Lebensstile in der (Nicht-)Besucher*innenforschung

Bei der Beschäftigung mit Kultureller Teilhabe geht es im Kern um die soziologische Analyse, welche gesellschaftlichen Gruppen Kultur- und Freizeitangebote nutzen und welche nicht – und  welche Ursachen dafür verantwortlich sind. Von Interesse ist dabei jedoch nicht nur, die passive Teilnahme an Kultur- und Freizeitangeboten in den Blick zu nehmen. Auch die Frage, welche Bevölkerungsgruppen aktiv am kulturellen teilhaben, beispielsweise indem sie auf nicht professioneller Ebene kulturelle Inhalte (mit)produzieren (z. B. Malen/Zeichnen), an Angeboten von Kultur- und Freizeiteinrichtungen aktiv beteiligt sind (z. B. Theaterworkshops) oder (Mit-)Gestaltungsmöglichkeiten in Kultur- und Freizeitangeboten wahrnehmen (z. B. durch Ko-Kreation bei der Programmgestaltung).

Um die Gruppen aus Besucher*innen und Nichtbesucher*innen differenziert beschreiben zu können, werden zumeist soziodemografische Merkmale wie Alter, formaler Bildungsabschluss oder Geschlecht herangezogen. Entsprechende Daten werden in der Regel auch bei der Zielgruppenbildung im Bereich des Kulturmarketings erhoben und verwendet. Aber sind diese Daten zur Erklärung von Besuchen und Nichtbesuchen von Kultur- und Freizeitangeboten und somit zur Beschreibung von Kultureller Teilhabe ausreichend?

Aus dem Forschungsbereich der „Sozialen Ungleichheit“ der Soziologie ist schon seit den 1970er/1980er Jahren bekannt, dass soziodemografische Faktoren für das Verstehen und Vorhersagen sozialen Verhaltens – zum Beispiel eines Kulturbesuchs – nur beschränkte Erklärungskraft haben. Mit ihnen lässt sich zwar beschreiben, über welche beispielsweise finanziellen, kognitiven oder zeitlichen Ressourcen jemand grundsätzlich verfügt. Wofür diese Ressourcen in der Freizeit jedoch letztendlich eingesetzt werden (Kulturbesuch, Reisen, sportliche Aktivität, Hobby, etc.) lässt sich über soziodemografische Merkmale wenig präzise erklären. In der Soziologie werden stattdessen sogenannte Lebensstile oder soziale Milieus als ein weiterer wichtiger Erklärungsfaktor sozialen Handelns herangezogen.

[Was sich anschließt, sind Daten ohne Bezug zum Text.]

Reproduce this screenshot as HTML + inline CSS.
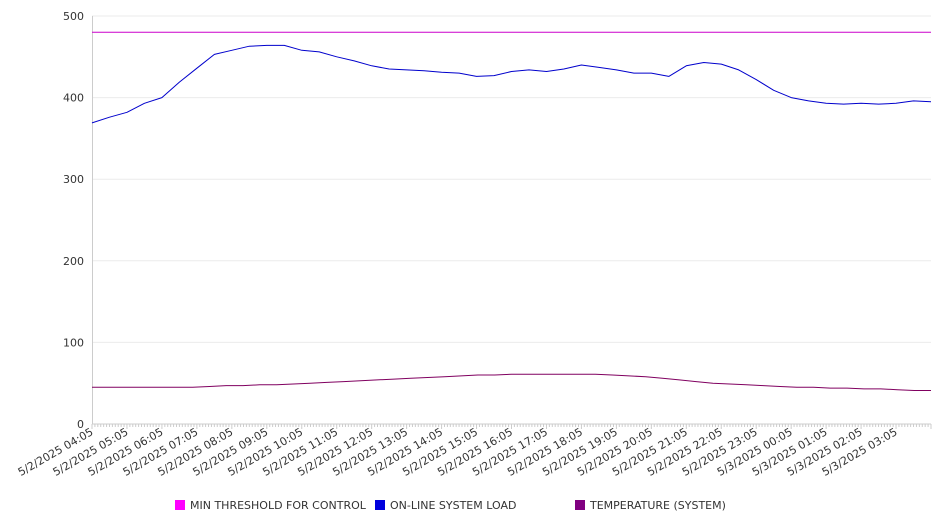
<!DOCTYPE html>
<html><head><meta charset="utf-8"><style>
body{margin:0;background:#fff;font-family:"DejaVu Sans","Liberation Sans",sans-serif;}
svg text{font-family:"DejaVu Sans","Liberation Sans",sans-serif;font-size:11px;fill:#333;}
</style></head><body>
<svg id="chart" width="946" height="526" xmlns="http://www.w3.org/2000/svg">
<g id="grid"></g>
<g id="axes"></g>
<g id="series"></g>
<g id="legend"></g>
</svg>
<script>
const xLabels=["04:05","05:05","06:05","07:05","08:05","09:05","10:05","11:05","12:05","13:05","14:05","15:05","16:05","17:05","18:05","19:05","20:05","21:05","22:05","23:05","00:05","01:05","02:05","03:05"];
const yTicks=[0,100,200,300,400,500];
const loadValues=[369,376,382,393,400,419,436,453,458,463,464,464,458,456,450,445,439,435,434,433,431,430,426,427,432,434,432,435,440,437,434,430,430,426,439,443,441,434,422,409,400,396,393,392,393,392,393,396,395];
const tempValues=[45,45,45,45,45,45,45,46,47,47,48,48,49,50,51,52,53,54,55,56,57,58,59,60,60,61,61,61,61,61,61,60,59,58,56,54,52,50,49,48,47,46,45,45,44,44,43,43,42,41,41];
const thresholdValue=480;
const legendItems=[["MIN THRESHOLD FOR CONTROL","#ff00ff"],["ON-LINE SYSTEM LOAD","#0000dd"],["TEMPERATURE (SYSTEM)","#800080"]];

const NS="http://www.w3.org/2000/svg";
const L=92,R=931,T=16,B=424;
const yS=v=>B-(v/500)*(B-T);
const hours=24;
const xH=h=>L+(h/hours)*(R-L);
function mk(tag,attrs,parent){const e=document.createElementNS(NS,tag);for(const k in attrs)e.setAttribute(k,attrs[k]);parent.appendChild(e);return e;}
const grid=document.getElementById('grid'),axes=document.getElementById('axes'),series=document.getElementById('series'),legend=document.getElementById('legend');

yTicks.forEach(v=>{
  const ln=mk('line',{x1:L,x2:R,y1:yS(v),y2:yS(v),stroke:v===0?'#ccc':'#ebebeb','stroke-width':1},grid);
  
  
  const t=mk('text',{x:84,y:yS(v)+4,'text-anchor':'end'},axes);
  t.textContent=v;
  
  
});
const ya=mk('line',{x1:L+0.5,x2:L+0.5,y1:T,y2:B,stroke:'#ccc'},axes);


for(let i=0;i<=hours*12;i++){
  const x=L+i*(R-L)/(hours*12);
  const tk=mk('line',{x1:x,x2:x,y1:B,y2:B+(i%12===0?5:3),stroke:'#ccc'},axes);
  
  
}
xLabels.forEach((lab,i)=>{
  const x=xH(i)+2;
  const y=B+10;
  const t=mk('text',{x:x,y:y,'text-anchor':'end',transform:`rotate(-30 ${x} ${y})`},axes);
  t.textContent=(i>=20?"5/3/2025 ":"5/2/2025 ")+lab;
  
  
});
function line(vals,color,name){
  const n=vals.length-1;
  const d=vals.map((v,i)=>(i?'L':'M')+xH(i*hours/n).toFixed(1)+','+yS(v).toFixed(1)).join(' ');
  const p=mk('path',{d:d,fill:'none',stroke:color,'stroke-width':1,'stroke-linejoin':'round'},series);
  
  
}
line([thresholdValue,thresholdValue],'#cc00cc','threshold-line');
line(loadValues,'#0000cc','load-line');
line(tempValues,'#800060','temperature-line');
const lx=[175,375,575];
legendItems.forEach((it,i)=>{
  const r=mk('rect',{x:lx[i],y:500,width:10,height:10,fill:it[1]},legend);
  
  
  const t=mk('text',{x:lx[i]+15,y:509},legend);
  t.textContent=it[0];
  
  
});
</script>
</body></html>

Im Bereich der (Nicht-)Besucher*innenforschung nutzt das IKTf die Lebensstiltypologie des Soziologen Gunnar Otte, der in der Bevölkerung Deutschlands neun verschiedene Lebensstile definiert hat. Die Zuordnung einer Person zu einem Lebensstil erfolgt bei diesem Instrument durch vorgegebene Kombinationen von Antworten auf zwölf Fragen zu lebensbereichsspezifischen Einstellungen und Verhaltensweisen. Das Kulturbesuchsverhalten unterscheidet sich zwischen den Lebensstilen beträchtlich.

Aktualisierung des Lebensstilinstruments

In verschiedenen Forschungsaktivitäten setzt das IKTf als Erhebungsinstrument die Lebensstiltypologie des Soziologen Gunnar Otte ein. Zurzeit wird die hinter der Typologie liegende Berechnungsmethode einem Update unterzogen. Ziel ist eine aktualisierte Typologie mit noch plastischeren Lebensstilbeschreibungen. Die neue Methodik wird wissenschaftlichen Standards entsprechend vollständig veröffentlicht, der Einsatz einer Neu-Version des Instruments in IKTf-Studien ist ab 2023 geplant.